Latitude - the FIRST Australia Scheduler (v8)

This repository is the latest iteration of the FIRST Australia scheduling software (primarily for use in scheduling FIRST LEGO League tournaments).

Here, the scheduler is implemented as a NodeJS (Typescript) package to be imported by frontend clients and used. For those who are familiar, the code here is an evolution of the "Tournament in a Box", used internationally since 2018.

Installation

Install the package directly from NPM:

npm i --save latitude-scheduler
# OR
yarn add latitude-scheduler
# OR
pnpm i --save latitude-scheduler

Development

Developing inside this repo is reasonably straightforward; the source code is in the src directory, tests are conducted using Jest, and we build the code using TSUP.

The code base is set up using PNPM, but you should be able to use NPM or Yarn as well.

pnpm test

pnpm build

For convenience, a basic main script has been set up which can run through some basic initialisation and scheduling - if you need to update this script, it's in src/index.ts; to run it, call pnpm dev.

Scheduler

This section details how the scheduler itself is designed to work.

The process is primarily divided into four stages:

Initialise

First of all, basic information related to the tournament is required - including the start/end times of the event, the number of teams, number of days, etc. The scheduler will use this to auto-populate a number of key settings.

If running the scheduler from the tournament management system, this information should be pre-populated and require no manual entry.

The parameters captured at this stage are considered "functional configuration" - i.e. if any of them change, the schedule will need to be regenerated.

Construct

In the second stage, the scheduler constructs a timetable based on the event parameters. This specifically involves generating every time slot that will need to be filled by a team - one per team for judging and one per team for each robot round (for FIRST LEGO League). These timeslots become immutable based on the functional config, and we know the schedule is incomplete or incorrect if any of these slots are not filled.

Time slots are organised by "Session", where each Session is a single event that a team needs to attend -- examples of sessions include Judging, Robot Round 2, Lunch, etc.

You can think of a Timeslot as the row in a table like the one below:

| Judging | Room 1 | Room 2 | Room 3 | Room 4 | | -------- | ------ | ------ | ------ | ------ | | 9:00 AM | | | | | | 9:45 AM | | | | | | 10:30 AM | | | | |

So, each Timeslot will have as many team spaces as there are simultaneous teams competing.

Fill/populate

Once you have a timetable comprised of all required timeslots, teams have to be assigned to each slot until every team is completing all required activities. Population is done one Session at a time, starting with sessions that affect all teams (e.g. breaks), then judging, then robot rounds.

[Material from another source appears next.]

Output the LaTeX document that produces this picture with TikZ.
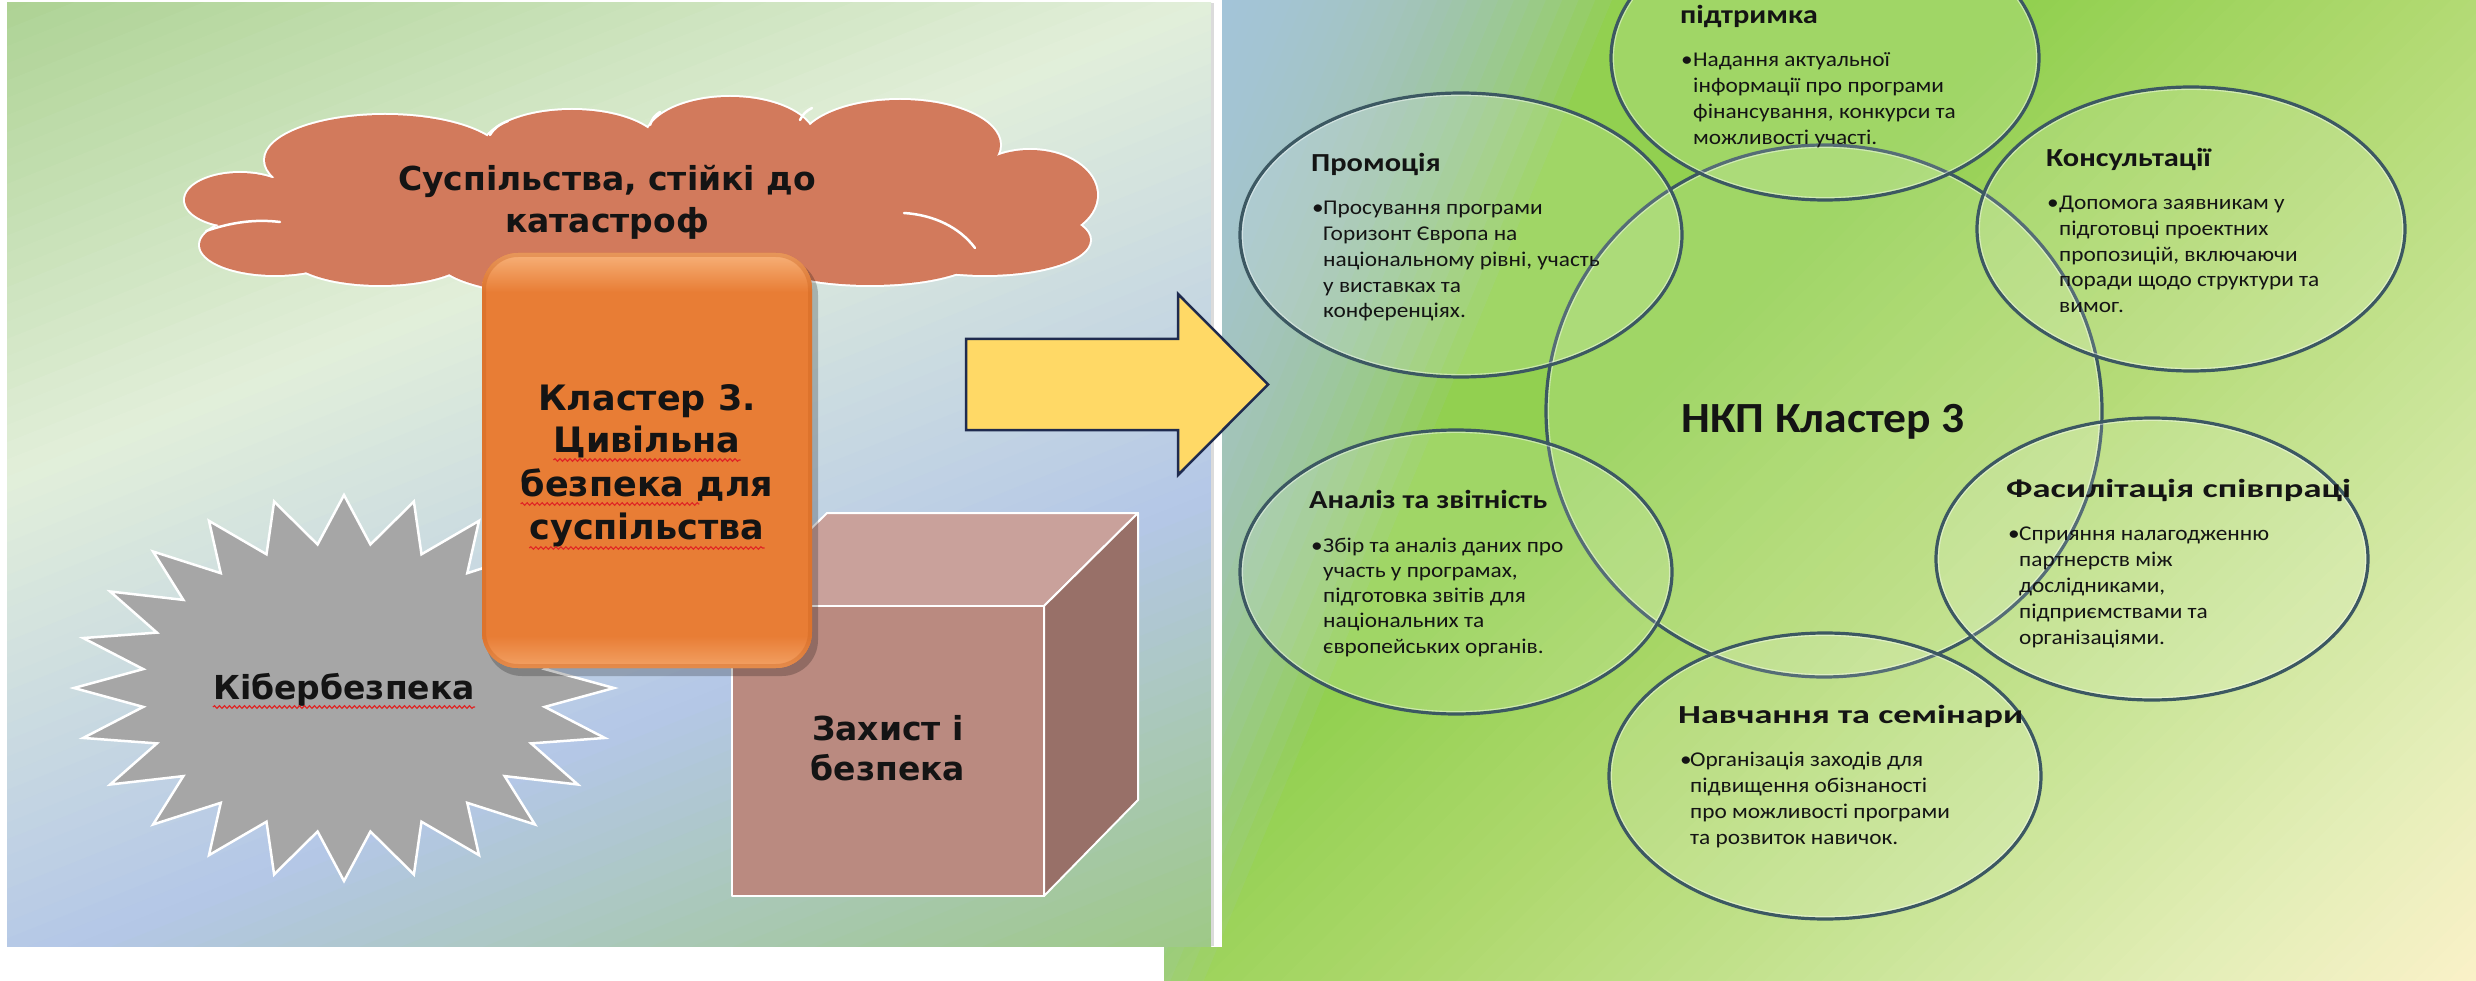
\documentclass[tikz,border=0pt]{standalone}
\usepackage{graphicx}
\usepackage{fontspec}
\setmainfont{Carlito}
\newfontfamily\lf{DejaVu Sans}
\newfontfamily\headf{Carlito}[FakeStretch=1.17]
\newfontfamily\bodyf{Carlito}[FakeStretch=1.11]
\newfontfamily\nkpf{Carlito}[FakeStretch=1.06]
\usetikzlibrary{calc,decorations.pathmorphing}

\definecolor{lpG1}{HTML}{A9D08E}
\definecolor{lpP}{HTML}{E2EFDA}
\definecolor{lpB}{HTML}{B4C7E7}
\definecolor{lpG2}{HTML}{9CC97D}
\definecolor{rpB}{HTML}{AEC4E8}
\definecolor{rpG}{HTML}{92D050}
\definecolor{rpM}{HTML}{B0D970}
\definecolor{rpL}{HTML}{C8E496}
\definecolor{rpL2}{HTML}{E4EEB8}
\definecolor{rpC}{HTML}{FFF2CC}
\definecolor{cloudC}{HTML}{D27A5C}
\definecolor{orgC}{HTML}{E87D35}
\definecolor{orgHi}{HTML}{F7B27A}
\definecolor{orgD}{HTML}{C9621E}
\definecolor{starC}{HTML}{A6A6A6}
\definecolor{cubeTop}{HTML}{C9A19B}
\definecolor{cubeFront}{HTML}{BA8A80}
\definecolor{cubeSide}{HTML}{987068}
\definecolor{arrowC}{HTML}{FFD966}
\definecolor{arrowL}{HTML}{1F2B4F}
\definecolor{ellL}{HTML}{3C5862}
\definecolor{txt}{HTML}{141414}
\definecolor{squigC}{HTML}{E02424}

\newcommand\gradseg[5]{%
  \foreach \gi in {1,...,#5}{%
    \pgfmathsetmacro\gua{#1+(#2-#1)*(\gi-1)/#5}%
    \pgfmathsetmacro\gub{#1+(#2-#1)*\gi/#5+1.5}%
    \pgfmathtruncatemacro\gpc{100*(\gi-0.5)/#5}%
    \fill[#4!\gpc!#3] (\gua,-3000) rectangle (\gub,3000);%
  }%
}
% cumulative translucent layers: nearly opaque at u=0, fading out at u=#2
\newcommand\fadelayer[4]{%
  \foreach \gi in {1,...,#3}{%
    \pgfmathsetmacro\gub{#2*(\gi/#3)^1.3}%
    \fill[#1, opacity=#4] (-200,-3000) rectangle (\gub,3000);%
  }%
}

\tikzset{
  ell/.style={draw=ellL, line width=3.2pt, fill=white, fill opacity=0.13},
  ellhi/.style={draw=white, line width=1.1pt, opacity=0.45},
  head/.style={anchor=base west, inner sep=0pt, text=txt, font=\headf\fontsize{26}{31}\selectfont\bfseries},
  body/.style={anchor=base west, inner sep=0pt, text=txt, font=\bodyf\fontsize{21}{25}\selectfont},
  lcloud/.style={anchor=base, inner sep=0pt, text=txt, font=\lf\fontsize{33}{38}\selectfont\bfseries},
  lorg/.style={anchor=base, inner sep=0pt, text=txt, font=\lf\fontsize{35}{40}\selectfont\bfseries},
  lstar/.style={anchor=base, inner sep=0pt, text=txt, font=\lf\fontsize{33}{38}\selectfont\bfseries},
  lcube/.style={anchor=base, inner sep=0pt, text=txt, font=\lf\fontsize{33}{38}\selectfont\bfseries},
  squig/.style={draw=squigC, line width=1.1pt, decorate, decoration={snake, amplitude=1.3pt, segment length=5pt}},
  lobe/.style={fill=cloudC},
  lobeline/.style={draw=white, line width=4pt},
  innerarc/.style={draw=white, line width=2.5pt, line cap=round}
}

\begin{document}
\begin{tikzpicture}[x=1pt,y=-1pt]
\useasboundingbox (0,0) rectangle (2476,981);
\fill[white] (0,0) rectangle (2476,981);

% ---------- right panel background ----------
\begin{scope}
  \clip (1164,0) rectangle (2476,981);
  \begin{scope}[shift={(1164,0)},rotate=-45.4]
    \gradseg{-40}{615}{rpG}{rpG}{2}
    \gradseg{615}{890}{rpG}{rpM}{20}
    \gradseg{890}{1160}{rpM}{rpL}{20}
    \gradseg{1160}{1420}{rpL}{rpL2}{20}
    \gradseg{1420}{1660}{rpL2}{rpC}{20}
  \end{scope}
  \begin{scope}[shift={(1222,0)},rotate=-22.6]
    \fadelayer{rpB}{360}{30}{0.09}
  \end{scope}
\end{scope}

% ---------- left panel background ----------
\fill[white] (0,0) rectangle (1222,947);
\begin{scope}
  \clip (7,3) rectangle (1211,946);
  \begin{scope}[shift={(7,3)},rotate=-68.3]
    \gradseg{-40}{440}{lpG1}{lpP}{30}
    \gradseg{440}{900}{lpP}{lpB}{30}
    \gradseg{900}{1360}{lpB}{lpG2}{30}
  \end{scope}
\end{scope}
\fill[black!14] (1211,3) rectangle (1214,946);

% ---------- cloud ----------
\foreach \cx/\cy/\rx/\ry in {240/200/55/27, 385/160/120/45, 572/150/90/40, 730/140/85/43,
  900/145/100/45, 1030/195/67/45, 985/240/105/35, 870/255/110/30, 620/262/180/38,
  275/245/75/30, 380/255/90/30}
  \path[lobeline] (\cx,\cy) ellipse [x radius=\rx, y radius=\ry];
\foreach \cx/\cy/\rx/\ry in {240/200/55/27, 385/160/120/45, 572/150/90/40, 730/140/85/43,
  900/145/100/45, 1030/195/67/45, 985/240/105/35, 870/255/110/30, 620/262/180/38,
  275/245/75/30, 380/255/90/30, 640/200/390/65}
  \path[lobe] (\cx,\cy) ellipse [x radius=\rx, y radius=\ry];
\draw[innerarc] (206,231) .. controls (232,222) and (256,219) .. (280,222);
\draw[innerarc] (490,135) .. controls (494,128) and (500,124) .. (508,121);
\draw[innerarc] (650,125) .. controls (652,119) and (655,115) .. (660,112);
\draw[innerarc] (800,120) .. controls (803,114) and (806,111) .. (812,108);
\draw[innerarc] (904,213) .. controls (935,215) and (960,228) .. (975,248);
\node[lcloud] (cl-t1) at (607,191) {Суспільства, стійкі до};
\node[lcloud] (cl-t2) at (607,233) {катастроф};

% ---------- star ----------
\begin{scope}[shift={(344,688)}]
  \path[fill=starC, draw=white, line width=2.5pt, line join=miter]
    (0:270 and 193)
    \foreach \k in {0,...,23} { -- ({\k*15+7.5}:202.5 and 144.75) -- ({\k*15+15}:270 and 193) } -- cycle;
\end{scope}
\node[lstar] (st-t) at (344,699) {Кібербезпека};
\draw[squig] ($(st-t.base west)+(0,8)$) -- ($(st-t.base east)+(0,8)$);

% ---------- cube ----------
\filldraw[fill=cubeTop, draw=white, line width=2pt, line join=round]
  (732,606) -- (827,513) -- (1138,513) -- (1044,606) -- cycle;
\filldraw[fill=cubeSide, draw=white, line width=2pt, line join=round]
  (1044,606) -- (1138,513) -- (1138,800) -- (1044,896) -- cycle;
\filldraw[fill=cubeFront, draw=white, line width=2pt, line join=round]
  (732,606) rectangle (1044,896);
\node[lcube] (cb-t1) at (888,740) {Захист і};
\node[lcube] (cb-t2) at (888,780) {безпека};

% ---------- orange rounded box ----------
\fill[black, opacity=0.22, rounded corners=36pt] (486,259) rectangle (818,676);
\fill[orgC, rounded corners=36pt] (482,253) rectangle (812,668);
\begin{scope}
  \clip[rounded corners=36pt] (482,253) rectangle (812,668);
  \shade[top color=orgHi, bottom color=orgC] (482,253) rectangle (812,292);
  \shade[top color=orgC, bottom color=orgHi!70!orgC] (482,636) rectangle (812,668);
  \draw[orgD, line width=8pt, opacity=0.35, rounded corners=36pt] (482,253) rectangle (812,668);
\end{scope}
\node[lorg] (or-t1) at (647,410) {Кластер 3.};
\node[lorg] (or-t2) at (647,452) {Цивільна};
\node[lorg] (or-t3) at (647,496) {безпека для};
\node[lorg] (or-t4) at (647,539) {суспільства};
\draw[squig] ($(or-t2.base west)+(0,8)$) -- ($(or-t2.base east)+(0,8)$);
\draw[squig] ($(or-t3.base west)+(0,8)$) -- ($(or-t3.base west)!0.707!(or-t3.base east)+(0,8)$);
\draw[squig] ($(or-t4.base west)+(0,9)$) -- ($(or-t4.base east)+(0,9)$);

% ---------- yellow arrow ----------
\filldraw[fill=arrowC, draw=arrowL, line width=2.5pt, line join=miter]
  (966,339) -- (1178,339) -- (1178,294) -- (1268,384.5) -- (1178,475) -- (1178,430) -- (966,430) -- cycle;

% ---------- right panel ellipses ----------
\begin{scope}
  \clip (1222,0) rectangle (2476,981);
  \foreach \cx/\cy/\rx/\ry in {1824/411/278/266, 1825/58/214/142, 1461/235/221/142,
    2191/229/214/142, 1456/572/216/142, 2152/559/216/141, 1825/776/216/143}
  {
    \path[ell] (\cx,\cy) ellipse [x radius=\rx, y radius=\ry];
    \path[ellhi] (\cx,\cy) ellipse [x radius=\rx-2.4, y radius=\ry-2.4];
  }
\end{scope}

\node[anchor=base, inner sep=0pt, text=txt, font=\nkpf\fontsize{43}{50}\selectfont\bfseries] (nkp) at (1823,432) {НКП Кластер 3};

% top
\node[head] (sup-h) at (1680,24) {підтримка};
\node[body] (sup-b) at (1681,67) {•};
\foreach [count=\i] \t in {Надання актуальної, інформації про програми, {фінансування, конкурси та}, можливості участі.}
  \node[body] (sup-l\i) at (1693,{67+(\i-1)*26}) {\t};

% promo
\node[head] (pro-h) at (1311,172) {Промоція};
\node[body] (pro-b) at (1312,215) {•};
\foreach [count=\i] \t in {Просування програми, Горизонт Європа на, {національному рівні, участь}, у виставках та, конференціях.}
  \node[body] (pro-l\i) at (1323,{215+(\i-1)*25.7}) {\t};

% consult
\node[head] (con-h) at (2046,167) {Консультації};
\node[body] (con-b) at (2047,210) {•};
\foreach [count=\i] \t in {Допомога заявникам у, підготовці проектних, {пропозицій, включаючи}, поради щодо структури та, вимог.}
  \node[body] (con-l\i) at (2059,{210+(\i-1)*25.6}) {\t};

% analysis
\node[head] (ana-h) at (1309,508) {Аналіз та звітність};
\node[body] (ana-b) at (1311,552) {•};
\foreach [count=\i] \t in {Збір та аналіз даних про, {участь у програмах,}, підготовка звітів для, національних та, європейських органів.}
  \node[body] (ana-l\i) at (1323,{552+(\i-1)*25.3}) {\t};

% facilitation
\node[head] (fac-h) at (2006,497) {\scalebox{1.2}[1]{Фасилітація співпраці}};
\node[body] (fac-b) at (2008,540) {•};
\foreach [count=\i] \t in {Сприяння налагодженню, партнерств між, {дослідниками,}, підприємствами та, організаціями.}
  \node[body] (fac-l\i) at (2019,{540+(\i-1)*26}) {\t};

% training
\node[head] (trn-h) at (1678,723) {\scalebox{1.19}[1]{Навчання та семінари}};
\node[body] (trn-b) at (1680,766) {•};
\foreach [count=\i] \t in {Організація заходів для, підвищення обізнаності, про можливості програми, та розвиток навичок.}
  \node[body] (trn-l\i) at (1690,{766+(\i-1)*26}) {\t};

\end{tikzpicture}
\end{document}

Since there is the possibility of "dead ends", we start by randomising the list of teams; if we reach a dead end, we can restart the process with a different randomisation a bunch of times as it runs very quickly; there may well be ways to improve the reliability of this process, but we haven't developed them yet and random seeds work fine most of the time.

Time slots are filled one team spot at a time, using a "fill and swap" heuristic as described below:

1. If there is any unassigned team that can do this slot, put them in.
2. If there is not, go back over all previously filled slots and look for a team A which can do this time, where an unassigned team B can do their time.
3. Put team A in the current slot, and put team B into the slot vacated by team A.
4. If no team can be found which can swap in, this slot cannot be filled - a dead end has been reached.

By following this process, we make sure there is no empty slot -- as we move from the start of the timetable to the end, we maintain a filled schedule behind us. That way, as long as we get to the end of the timetable, we know the schedule is complete and will work.

The core method required to implement this strategy is canDo: (Timeslot t, Team a) => boolean

Export

Finally, once the schedule is populated, we're ready to do exports. At this stage in the process, any of the "aesthetic configuration" should be able to be changed without regenerating the schedule - for example, team names, room names, etc.

The key exports for this stage are PDF exports showing the individual schedule for each Session (e.g. Match schedule).